After spearheading an effort to develop a state grant proposal for downtown revitalization last year, however, he realized “you can demand a lot more,” from developers he said, such as streetscape improvements, and admitted “I kind of sold us short,” noting it was “a lesson learned.”

In the future, he encouraged residents to be more receptive to such proposals, which could generate more business activity, defray the property-tax burden and make Valley Stream an even more attractive place to live.
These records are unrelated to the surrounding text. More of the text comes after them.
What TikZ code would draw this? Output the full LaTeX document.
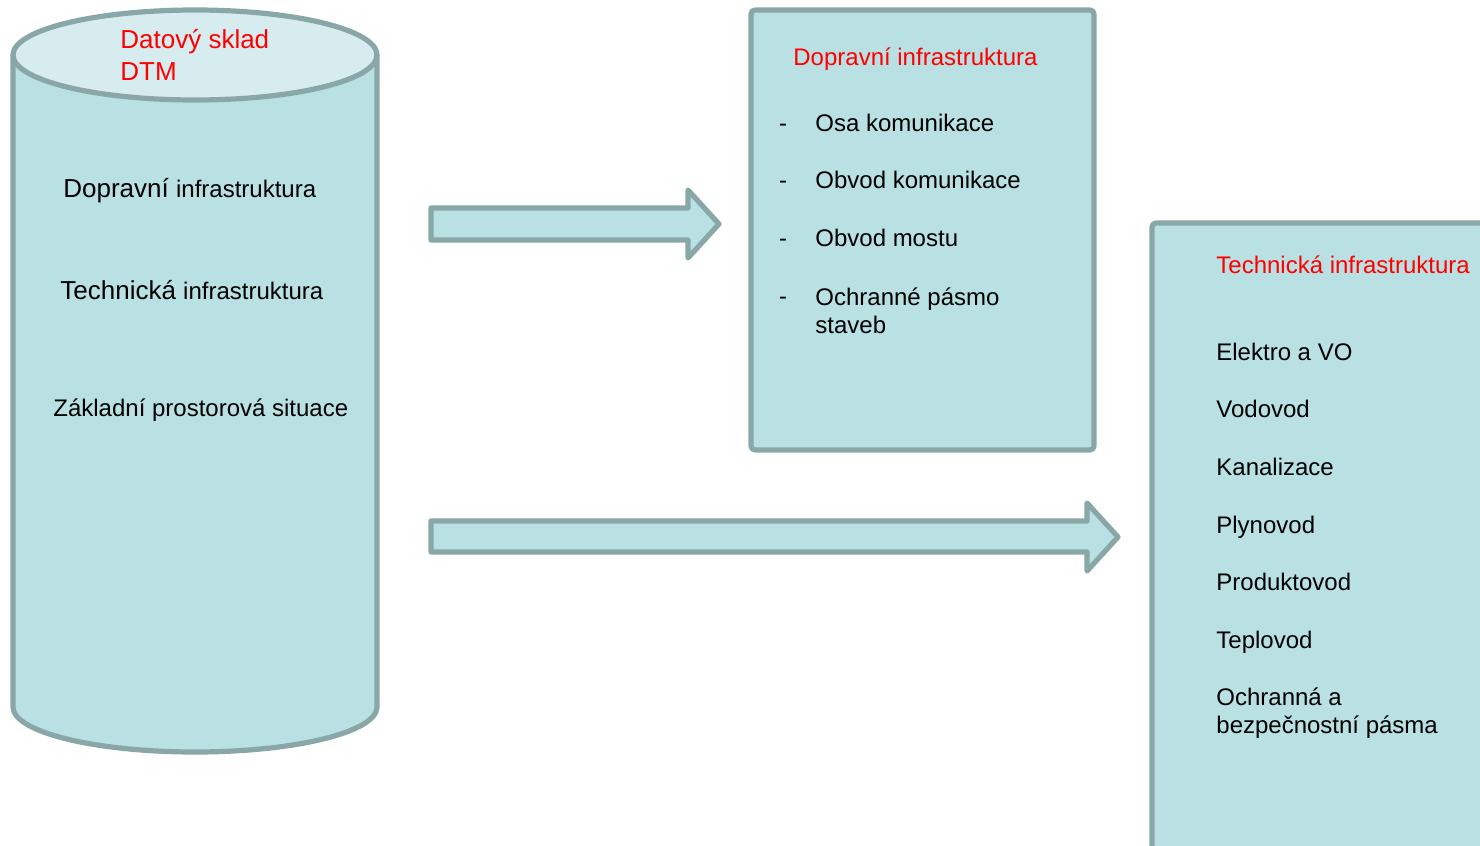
\documentclass[tikz,border=0pt]{standalone}
\usepackage{fontspec}
\setmainfont{Liberation Sans}
\definecolor{fillc}{HTML}{B9E0E3}
\definecolor{topc}{HTML}{D6ECEF}
\definecolor{edgec}{HTML}{8AA7A8}
\definecolor{redc}{HTML}{FF0000}
\tikzset{
  shapestyle/.style={fill=fillc, draw=edgec, line width=2.6pt, line join=round},
  item/.style={anchor=west, inner sep=0pt, font=\fontsize{12pt}{14.2pt}\selectfont, align=left},
  title/.style={item, text=redc},
  dashmark/.style={anchor=base, inner sep=0pt, font=\fontsize{12pt}{14pt}\selectfont},
}
\begin{document}
\begin{tikzpicture}[x=0.5pt, y=-0.5pt]
\useasboundingbox (0,0) rectangle (1480,846);
\clip (0,0) rectangle (1480,846);
% cylinder
\draw[shapestyle] (13,55) -- (13,707)
  .. controls (13,732) and (94.5,752) .. (195,752)
  .. controls (295.5,752) and (377,732) .. (377,707) -- (377,55);
\draw[shapestyle, fill=topc] (13,55)
  .. controls (13,30) and (94.5,10) .. (195,10)
  .. controls (295.5,10) and (377,30) .. (377,55)
  .. controls (377,80) and (295.5,100) .. (195,100)
  .. controls (94.5,100) and (13,80) .. (13,55) -- cycle;
\node[title, font=\fontsize{13pt}{16pt}\selectfont] (cyltitle) at (120,55) {Datový sklad\\DTM};
\node[item] (c1) at (63,191) {\fontsize{13pt}{15pt}\selectfont Dopravní \fontsize{12pt}{14pt}\selectfont infrastruktura};
\node[item] (c2) at (60,290) {\fontsize{13pt}{15pt}\selectfont Technická \fontsize{12pt}{14pt}\selectfont infrastruktura};
\node[item] (c3) at (53,410) {Základní prostorová situace};
% arrows
\draw[shapestyle] (431,208) -- (688,208) -- (688,190) -- (719,224) -- (688,258) -- (688,240) -- (431,240) -- cycle;
\draw[shapestyle] (431,521) -- (1087,521) -- (1087,503) -- (1118,537) -- (1087,571) -- (1087,552) -- (431,552) -- cycle;
% box 1
\draw[shapestyle, rounded corners=2pt] (751,10) rectangle (1094,450);
\node[title] (b1t) at (793,59) {Dopravní infrastruktura};
\node[dashmark] (d1) at (783,131) {-};
\node[item] (b1a) at (815,123) {Osa komunikace};
\node[dashmark] (d2) at (783,188) {-};
\node[item] (b1b) at (815,180) {Obvod komunikace};
\node[dashmark] (d3) at (783,246) {-};
\node[item] (b1c) at (815,238) {Obvod mostu};
\node[dashmark] (d4) at (783,304) {-};
\node[item] (b1d) at (815,311) {Ochranné pásmo\\staveb};
% box 2
\draw[shapestyle, rounded corners=2pt] (1152,223) rectangle (1500,880);
\node[title] (b2t) at (1216,265) {Technická infrastruktura};
\node[item] (b2a) at (1216,352) {Elektro a VO};
\node[item] (b2b) at (1216,409) {Vodovod};
\node[item] (b2c) at (1216,467) {Kanalizace};
\node[item] (b2d) at (1216,527) {Plynovod};
\node[item] (b2e) at (1216,582) {Produktovod};
\node[item] (b2f) at (1216,642) {Teplovod};
\node[item] (b2g) at (1216,713) {Ochranná a\\bezpečnostní pásma};
\end{tikzpicture}
\end{document}
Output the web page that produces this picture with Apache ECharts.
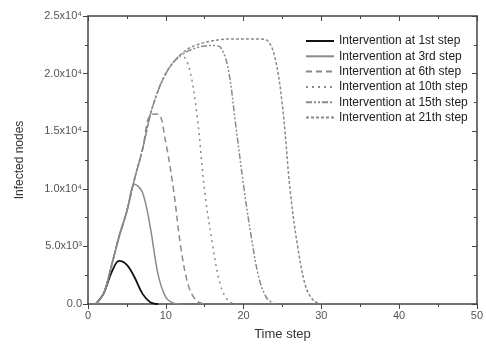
<!DOCTYPE html>
<html>
<head>
<meta charset="utf-8">
<script src="https://cdn.jsdelivr.net/npm/echarts@6/dist/echarts.min.js"></script>
<style>
  html, body { margin: 0; padding: 0; background: #fff; }
  #chart { width: 486px; height: 346px; }
</style>
</head>
<body>
<div id="chart"></div>
<script>
// time steps start at 1
const startStep = 1;
const seriesNames = [
  "Intervention at 1st step",
  "Intervention at 3rd step",
  "Intervention at 6th step",
  "Intervention at 10th step",
  "Intervention at 15th step",
  "Intervention at 21th step"
];
const step1 = [0, 900, 2700, 3750, 3400, 2300, 900, 150, 0];
const step3 = [0, 900, 3200, 5800, 8000, 10400, 9700, 6700, 2600, 600, 80, 0];
const step6 = [0, 900, 3300, 5900, 8100, 10900, 13400, 16400, 16500, 14000, 9900, 4600, 1400, 250, 0];
const step10 = [0, 900, 3300, 5900, 8100, 10900, 13400, 16400, 18500, 20000, 21000, 21600, 20500, 16500, 9800, 5200, 1700, 300, 0];
const step15 = [0, 900, 3300, 5900, 8100, 10900, 13400, 16400, 18500, 20000, 21000, 21600, 22000, 22250, 22400, 22450, 22300, 20500, 15500, 10300, 5800, 2200, 500, 0];
const step21 = [0, 900, 3300, 5900, 8100, 10900, 13400, 16400, 18500, 20000, 21000, 21700, 22200, 22500, 22700, 22850, 22950, 23000, 23000, 23000, 23000, 23000, 22900, 21500, 17200, 9800, 4800, 1500, 300, 0];
const yTickLabels = ["0.0", "5.0x10³", "1.0x10⁴", "1.5x10⁴", "2.0x10⁴", "2.5x10⁴"];
const xTickLabels = ["0", "10", "20", "30", "40", "50"];

const allValues = [step1, step3, step6, step10, step15, step21];
const lineStyles = [
  { color: "#111", width: 1.8, type: "solid" },
  { color: "#8a8a8a", width: 1.5, type: "solid" },
  { color: "#8a8a8a", width: 1.5, type: [6, 4] },
  { color: "#8a8a8a", width: 1.5, type: [2, 4] },
  { color: "#8a8a8a", width: 1.5, type: [6, 2, 2, 2, 2, 2] },
  { color: "#8a8a8a", width: 1.5, type: [3, 2] }
];

const font = "Liberation Sans, Arial, sans-serif";
const axisColor = "#444";

const chart = echarts.init(document.getElementById("chart"));

const baseX = {
  type: "value", min: 0, max: 50, interval: 10,
  axisLine: { show: true, onZero: false, lineStyle: { color: axisColor, width: 1.5 } },
  splitLine: { show: false },
  minorTick: { show: true, splitNumber: 2, length: 3, lineStyle: { color: axisColor } },
  axisTick: { length: 5, lineStyle: { color: axisColor } }
};
const baseY = {
  type: "value", min: 0, max: 25000, interval: 5000,
  axisLine: { show: true, onZero: false, lineStyle: { color: axisColor, width: 1.5 } },
  splitLine: { show: false },
  minorTick: { show: true, splitNumber: 2, length: 3, lineStyle: { color: axisColor } },
  axisTick: { length: 5, lineStyle: { color: axisColor } }
};

chart.setOption({
  animation: false,
  textStyle: { fontFamily: font },
  grid: { left: 88, right: 6, top: 16, bottom: 42 },
  legend: {
    orient: "vertical",
    left: 300,
    top: 30,
    itemWidth: 28,
    itemHeight: 12,
    itemGap: 3.3,
    data: seriesNames,
    itemStyle: { opacity: 0 },
    textStyle: { fontSize: 12, color: "#222", fontFamily: font, lineHeight: 12 }
  },
  xAxis: [
    {
      ...baseX,
      position: "bottom",
      name: "Time step",
      nameLocation: "middle",
      nameGap: 24,
      nameTextStyle: { fontSize: 13, color: "#333" },
      axisLabel: {
        fontSize: 11, color: "#555", margin: 6,
        formatter: (v) => xTickLabels[v / 10]
      }
    },
    {
      ...baseX,
      position: "top",
      axisTick: { ...baseX.axisTick, inside: true },
      minorTick: { ...baseX.minorTick },
      axisLabel: { show: false }
    }
  ],
  yAxis: [
    {
      ...baseY,
      position: "left",
      name: "Infected nodes",
      nameLocation: "middle",
      nameGap: 62,
      nameTextStyle: { fontSize: 12, color: "#333" },
      axisLabel: {
        fontSize: 11, color: "#555", margin: 6,
        formatter: (v) => yTickLabels[v / 5000]
      }
    },
    {
      ...baseY,
      position: "right",
      axisTick: { ...baseY.axisTick, inside: true },
      axisLabel: { show: false }
    }
  ],
  series: seriesNames.map((name, i) => ({
    name,
    type: "line",
    xAxisIndex: 0,
    yAxisIndex: 0,
    smooth: 0.35,
    symbol: "none",
    lineStyle: lineStyles[i],
    itemStyle: { color: lineStyles[i].color },
    data: allValues[i].map((v, k) => [startStep + k, v])
  }))
});
</script>
</body>
</html>
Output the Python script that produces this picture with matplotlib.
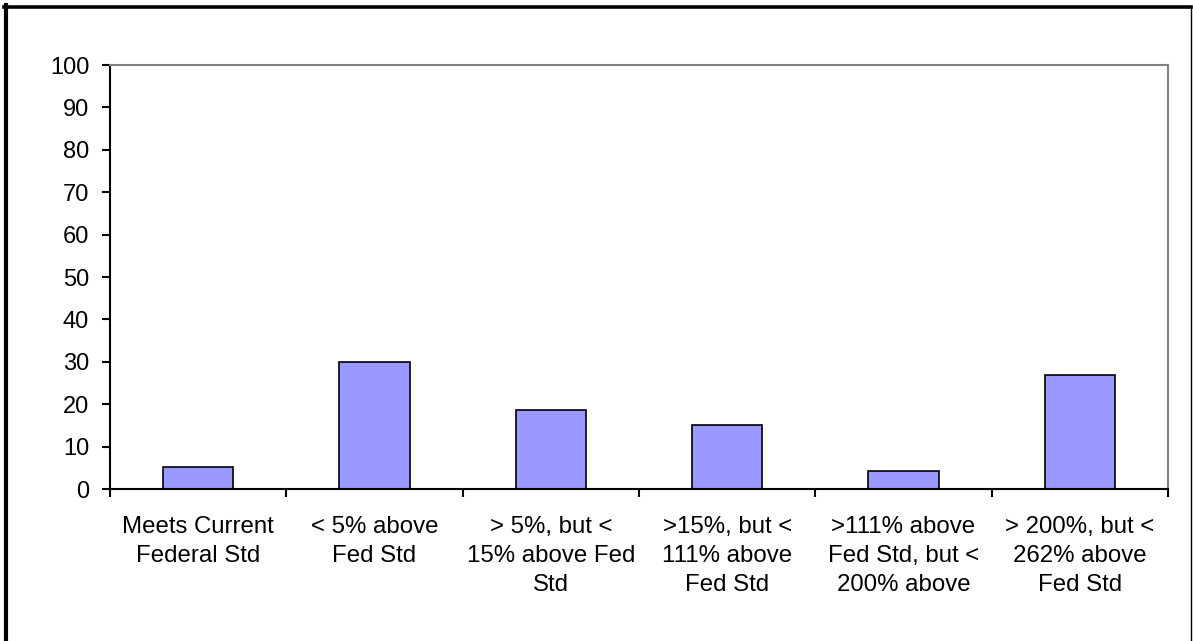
import matplotlib.pyplot as plt
from matplotlib.lines import Line2D
import numpy as np

plt.rcParams['font.family'] = ['Liberation Sans', 'DejaVu Sans']

# Share of units by how far they sit above the federal standard
categories = [
    'Meets Current\nFederal Std',
    '< 5% above\nFed Std',
    '> 5%, but <\n15% above Fed\nStd',
    '>15%, but <\n111% above\nFed Std',
    '>111% above\nFed Std, but <\n200% above',
    '> 200%, but <\n262% above\nFed Std',
]
values = [5.1, 30.0, 18.7, 15.0, 4.2, 26.8]
yticks = list(range(0, 101, 10))

fig = plt.figure(figsize=(11.93, 6.41), dpi=100)
ax = fig.add_axes([110 / 1193, 1 - 489 / 641, 1058 / 1193, 424 / 641])

x = np.arange(len(categories))
ax.bar(x, values, width=0.4, color='#9999FF', edgecolor='black', linewidth=1.2,
       zorder=3)

ax.set_xlim(-0.5, len(categories) - 0.5)
ax.set_ylim(0, 100)

# y axis
ax.set_yticks(yticks)
ax.tick_params(axis='y', which='major', direction='out', length=6, width=1.5,
               labelsize=17, pad=9, colors='black')

# x axis: boundary ticks, labels centred on minor ticks
ax.set_xticks(np.arange(-0.5, len(categories), 1.0))
ax.set_xticklabels([])
ax.tick_params(axis='x', which='major', direction='out', length=6, width=1.5)
ax.set_xticks(x, minor=True)
ax.set_xticklabels(categories, minor=True, fontsize=17.3, linespacing=1.4)
ax.tick_params(axis='x', which='minor', length=0, pad=19.5)

# plot area frame
ax.spines['left'].set_color('black')
ax.spines['left'].set_linewidth(1.5)
ax.spines['bottom'].set_color('black')
ax.spines['bottom'].set_linewidth(1.5)
ax.spines['bottom'].set_zorder(4)
ax.spines['top'].set_color('#808080')
ax.spines['top'].set_linewidth(1.5)
ax.spines['right'].set_color('#808080')
ax.spines['right'].set_linewidth(1.5)

# outer chart border
W, H = 1193, 641
fig.add_artist(Line2D([6 / W, 6 / W], [0, 1 - 5 / H], color='black',
                      linewidth=3.0, transform=fig.transFigure))
fig.add_artist(Line2D([4 / W, 1191 / W], [1 - 6.8 / H, 1 - 6.8 / H],
                      color='black', linewidth=2.6, transform=fig.transFigure))
fig.add_artist(Line2D([1190.5 / W, 1190.5 / W], [0, 1 - 6 / H], color='black',
                      linewidth=1.0, transform=fig.transFigure))

fig.savefig('out.png', dpi=100)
He finished with an invitation for residents to become more involved in the village, coming to meetings with their concerns and requests. He said that features such as the Village Green dog park, the Pagan-Fletcher Restoration, Community Fest and additional offerings at the Recreation Department all resulted from residents coming to them and pitching ideas, and teased the launch of what he referred to as a “shepherd program” intended to help ideas from residents, if feasible, become reality.

 

“We want people to know that if you come to the village board and say we have this  great idea ... the village is going to do everything we can to support citizens who want to shepherd this program to fruition.”